IMAGINING A NEW POLICE FORCE
A Turning Point
For decades, experts in law enforcement, many of them active or former police officers, have pointed out the deficiencies of police strategy as it has come to be across the country. Bound up in a vicious cycle, most of these deficiencies both result from and exacerbate distrust between law enforcement agencies and the public. Of the many answers to this problem that have been suggested, perhaps the most promising is community policing, a multi-sided approach whose highest goal is drawing police forces and the people they serve closer together, so that both groups may work energetically for the common good.
What Has Gone Wrong?
But how is this not the case already? Where did things go wrong? Unfortunately, as explained in the Bureau of Justice Assistance’s 1994 report Understanding Community Policing (available here), the distrust police face now in their work derives in large part from useful advancements and well-reasoned policies—an irony that many would argue defeats the purpose of those advancements and policies.

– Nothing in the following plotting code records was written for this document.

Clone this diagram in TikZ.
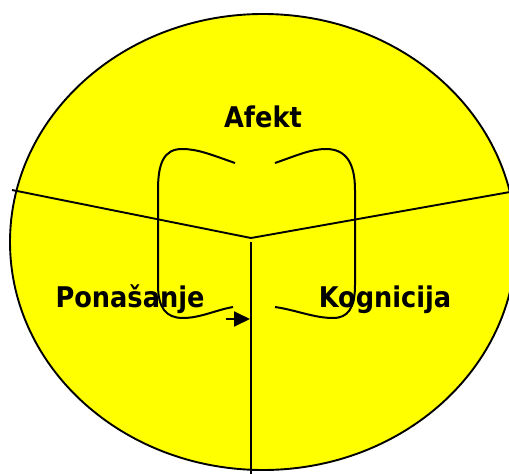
\documentclass[tikz,border=0pt]{standalone}
\usepackage{fontspec}
\setmainfont{DejaVu Sans}
\newfontfamily\labelfont{DejaVu Sans Condensed}
\usetikzlibrary{arrows.meta}
\definecolor{circleyellow}{RGB}{255,255,0}
\tikzset{
  part/.style={font=\labelfont\bfseries\fontsize{28.5}{32}\selectfont,anchor=base,inner sep=0pt},
  loop/.style={line width=2pt}
}

\begin{document}
\begin{tikzpicture}[x=1pt,y=-1pt,>=Triangle,line width=1.9pt]
  \useasboundingbox (0,0) rectangle (509,474);
  \clip (0,0) rectangle (509,474);
  \filldraw[fill=circleyellow] (263,242) ellipse [x radius=253, y radius=228];
  % the three parts
  \coordinate (C) at (251,238);
  \coordinate (L) at (12,190);
  \coordinate (R) at (510,192);
  \coordinate (T) at (251,242);
  \coordinate (B) at (251,474);
  \draw (L) -- (C) -- (R);
  \draw (T) -- (B);
  \node[part] (afekt) at (263,127) {Afekt};
  \node[part] (pon) at (130,307) {Ponašanje};
  \node[part] (kog) at (385,307) {Kognicija};
  % loops
  \draw[loop] (235,163) .. controls (212,155) and (198,149) .. (182,149)
    .. controls (164,149) and (158,163) .. (158,190) -- (158,285)
    .. controls (158,308) and (166,318) .. (183,318)
    .. controls (200,318) and (216,310) .. (233,307);
  \draw[loop] (275,163) .. controls (298,155) and (311,149) .. (326,149)
    .. controls (346,149) and (355,163) .. (355,190) -- (355,285)
    .. controls (355,308) and (348,318) .. (333,318)
    .. controls (314,318) and (296,310) .. (275,307);
  \coordinate (arr) at (226,319);
  \coordinate (tip) at (250,319);
  \draw[-{Triangle[length=16pt,width=15pt]}] (arr) -- (tip);
\end{tikzpicture}
\end{document}
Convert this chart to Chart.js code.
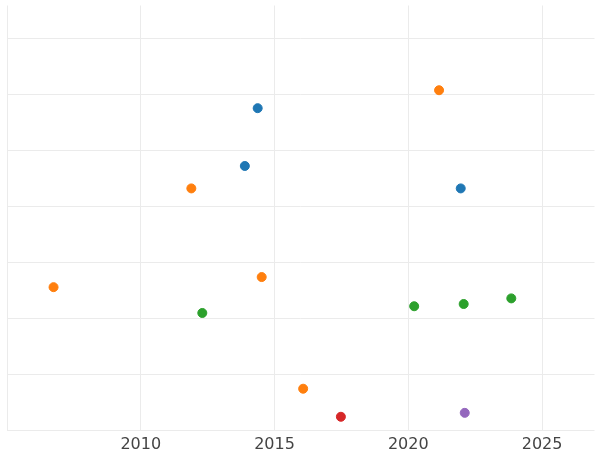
<!DOCTYPE html>
<html><head><meta charset="utf-8">
<script src="https://cdn.jsdelivr.net/npm/chart.js@4"></script>
<style>html,body{margin:0;padding:0;background:#fff}#w{width:600px;height:450px}</style>
</head><body><div id="w"><canvas id="c"></canvas></div>
<script>
const xTicks = [2005, 2010, 2015, 2020, 2025];
const seriesColors = ['#1f77b4', '#ff7f0e', '#2ca02c', '#d62728', '#9467bd'];
const blueX = [2014.37, 2013.89, 2021.96];
const blueY = [5.75, 4.72, 4.32];
const orangeX = [2021.15, 2011.89, 2006.74, 2014.52, 2016.07];
const orangeY = [6.07, 4.32, 2.56, 2.74, 0.75];
const greenX = [2012.30, 2020.22, 2022.07, 2023.85];
const greenY = [2.10, 2.22, 2.26, 2.36];
const redX = [2017.48];
const redY = [0.25];
const purpleX = [2022.11];
const purpleY = [0.32];
const groups = [[blueX, blueY], [orangeX, orangeY], [greenX, greenY], [redX, redY], [purpleX, purpleY]];
new Chart(document.getElementById('c'), {
  type: 'scatter',
  data: { datasets: groups.map((g, i) => ({
    data: g[0].map((x, j) => ({x, y: g[1][j]})),
    backgroundColor: seriesColors[i], borderColor: seriesColors[i],
    pointRadius: 4.5, pointHoverRadius: 4.5
  })) },
  options: {
    responsive: true, maintainAspectRatio: false, animation: false,
    layout: { padding: { left: 7, right: -6, top: -5, bottom: -8 } },
    plugins: { legend: { display: false }, tooltip: { enabled: false } },
    scales: {
      x: { type: 'linear', min: 2005, max: 2026.96,
        afterBuildTicks: a => { a.ticks = xTicks.map(v => ({value: v})); },
        grid: { color: '#ebebeb', drawTicks: false },
        border: { display: false },
        ticks: { color: '#444', font: { family: 'DejaVu Sans', size: 16 }, padding: 4,
          callback: v => v === 2005 ? '' : String(v) } },
      y: { min: 0, max: 7.58,
        afterBuildTicks: a => { a.ticks = [0,1,2,3,4,5,6,7].map(v => ({value: v})); },
        grid: { color: '#ebebeb', drawTicks: false },
        border: { display: false },
        ticks: { display: false } }
    }
  }
});
</script></body></html>
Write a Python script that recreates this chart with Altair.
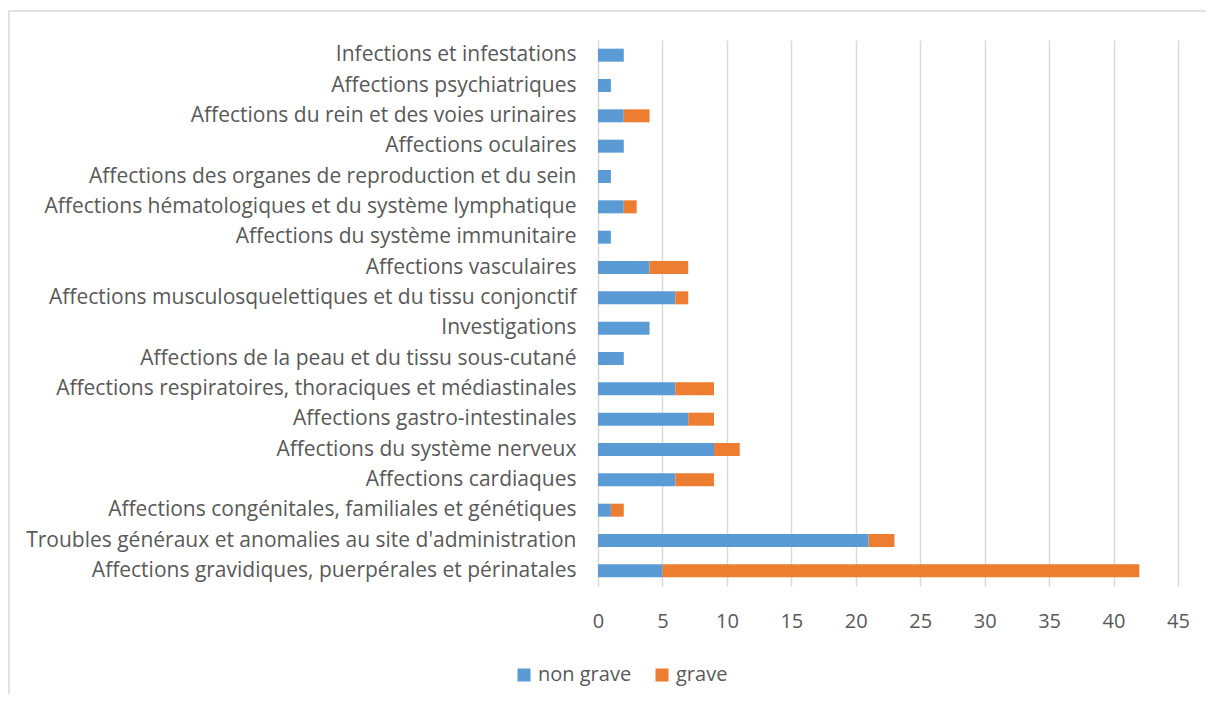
import altair as alt
import pandas as pd

categories = [
    "Infections et infestations",
    "Affections psychiatriques",
    "Affections du rein et des voies urinaires",
    "Affections oculaires",
    "Affections des organes de reproduction et du sein",
    "Affections hématologiques et du système lymphatique",
    "Affections du système immunitaire",
    "Affections vasculaires",
    "Affections musculosquelettiques et du tissu conjonctif",
    "Investigations",
    "Affections de la peau et du tissu sous-cutané",
    "Affections respiratoires, thoraciques et médiastinales",
    "Affections gastro-intestinales",
    "Affections du système nerveux",
    "Affections cardiaques",
    "Affections congénitales, familiales et génétiques",
    "Troubles généraux et anomalies au site d'administration",
    "Affections gravidiques, puerpérales et périnatales",
]
non_grave = [2, 1, 2, 2, 1, 2, 1, 4, 6, 4, 2, 6, 7, 9, 6, 1, 21, 5]
grave = [0, 0, 2, 0, 0, 1, 0, 3, 1, 0, 0, 3, 2, 2, 3, 1, 2, 37]
series = ["non grave", "grave"]
colors = ["#5b9bd5", "#ed7d31"]

rows = []
for c, a, b in zip(categories, non_grave, grave):
    rows.append({"cat": c, "serie": "non grave", "val": a, "ord": 0})
    rows.append({"cat": c, "serie": "grave", "val": b, "ord": 1})
df = pd.DataFrame(rows)

FONT = "Open Sans"
GREY = "#595959"

bars = alt.Chart(df).mark_bar(size=13).encode(
    y=alt.Y("cat:N", sort=categories, title=None,
            axis=alt.Axis(labelFontSize=21, labelColor=GREY, labelFont=FONT,
                          labelPadding=22, labelLimit=700, ticks=False,
                          domain=False, grid=False)),
    x=alt.X("val:Q", stack="zero", title=None,
            scale=alt.Scale(domain=[0, 45], nice=False),
            axis=alt.Axis(values=list(range(0, 50, 5)), labelFontSize=20,
                          labelColor=GREY, labelFont=FONT, labelPadding=25,
                          labelFlush=False, labelOverlap=False,
                          ticks=False, domain=False, grid=True,
                          gridColor="#d9d9d9", gridWidth=1.5)),
    color=alt.Color("serie:N", sort=series,
                    scale=alt.Scale(domain=series, range=colors),
                    legend=alt.Legend(title=None, orient="none", direction="horizontal",
                                      legendX=-84, legendY=625,
                                      symbolType="square", symbolSize=170,
                                      symbolStrokeWidth=0,
                                      labelFontSize=20, labelColor=GREY,
                                      labelFont=FONT, columnPadding=20,
                                      symbolOffset=0, labelOffset=4)),
    order=alt.Order("ord:Q"),
)

border = alt.Chart(pd.DataFrame({"a": [0]})).mark_rect(
    fillOpacity=0, stroke="#d9d9d9", strokeWidth=1.5
).encode(x=alt.value(-589), x2=alt.value(700), y=alt.value(-29), y2=alt.value(700))

chart = alt.layer(border, bars).properties(
    width=580, height=546,
    padding={"left": 590, "top": 32, "right": 28, "bottom": 108},
    autosize=alt.AutoSizeParams(type="none"),
    view=alt.ViewBackground(stroke="transparent", strokeWidth=0),
).configure_view(stroke="transparent", strokeWidth=0).configure(background="white")

chart.save("out.html", embed_options={"renderer": "svg", "actions": False})
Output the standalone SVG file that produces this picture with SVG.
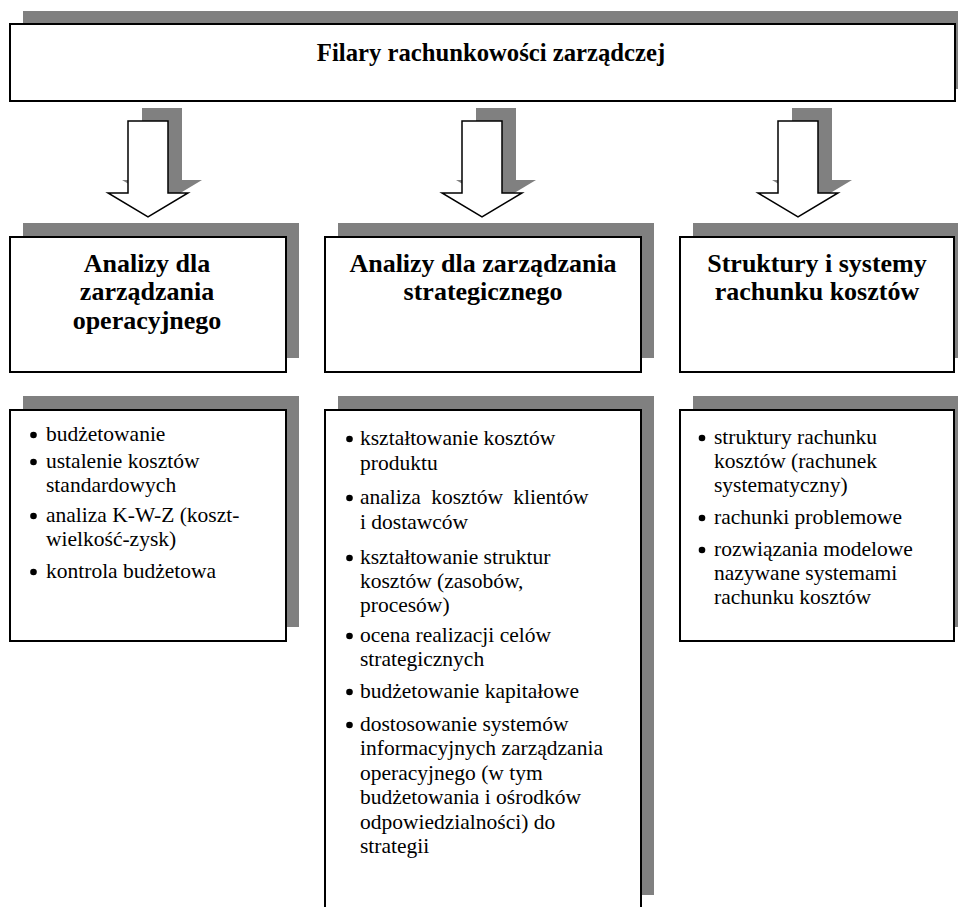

For example, while police officers within the current system take rotating shifts across multiple geographical areas so as not to be corrupted, they remain strangers to the people they police, and those people remain strangers to them. Authority in law enforcement agencies has shrunk away from the margins, away from agents on the ground, who receive from on high all sorts of standard operating procedures to follow. This gives their conduct the appearance of impartiality it was intended to give, yes, but also inevitably removes the appearance of shared humanity and removes their human discretion. An officer sent to a domestic disturbance, say, now has a mandate to make an arrest, even if in his or her mind the situation calls for none. Meanwhile, changes to reporting and dispatch methods have pursued efficiency at any cost; those methods now allocate resources with exquisite thrift and give citizens little chance to make a relationship with those responsible for their safekeeping. Police officers must address calls one after another regardless of urgency, their response times tabulated and used as an index to performance. The thread running through all these problems is that they promote unfamiliarity. Unfamiliarity is the soil distrust grows in, and unfamiliarity is what a model like community policing is designed to counter.
A New Approach
The principal change community policing would require is breaking police jurisdictions into smaller pieces and assigning officers to provide a visible, consistent presence within those pieces. At first view this is not a sensible way to do things; it takes far more personnel per square mile than the existing system. However, studies have shown that the more familiar residents are with the police in their neighborhood, the more the residents themselves contribute to law and order, to the point that despite the initial inefficiency there is a net gain in the lawfulness of communities. Community policing marshals a dormant advantage in the fight against crime—the public itself, which can be more places at once than the police, see more, hear more, and work more quickly to remove the conditions that conduce to criminal activity. Perhaps all that has been missing, for many years and in many neighborhoods, is a human touch, a single strong link to the police that would encourage residents to help themselves. The neighborhood law enforcement ambassadors that community policing relies on could be the solution. After all, who would you rather collaborate with to stop crime? A faceless, mysterious bureaucracy or a person who walks by your house every week and asks how your day is going?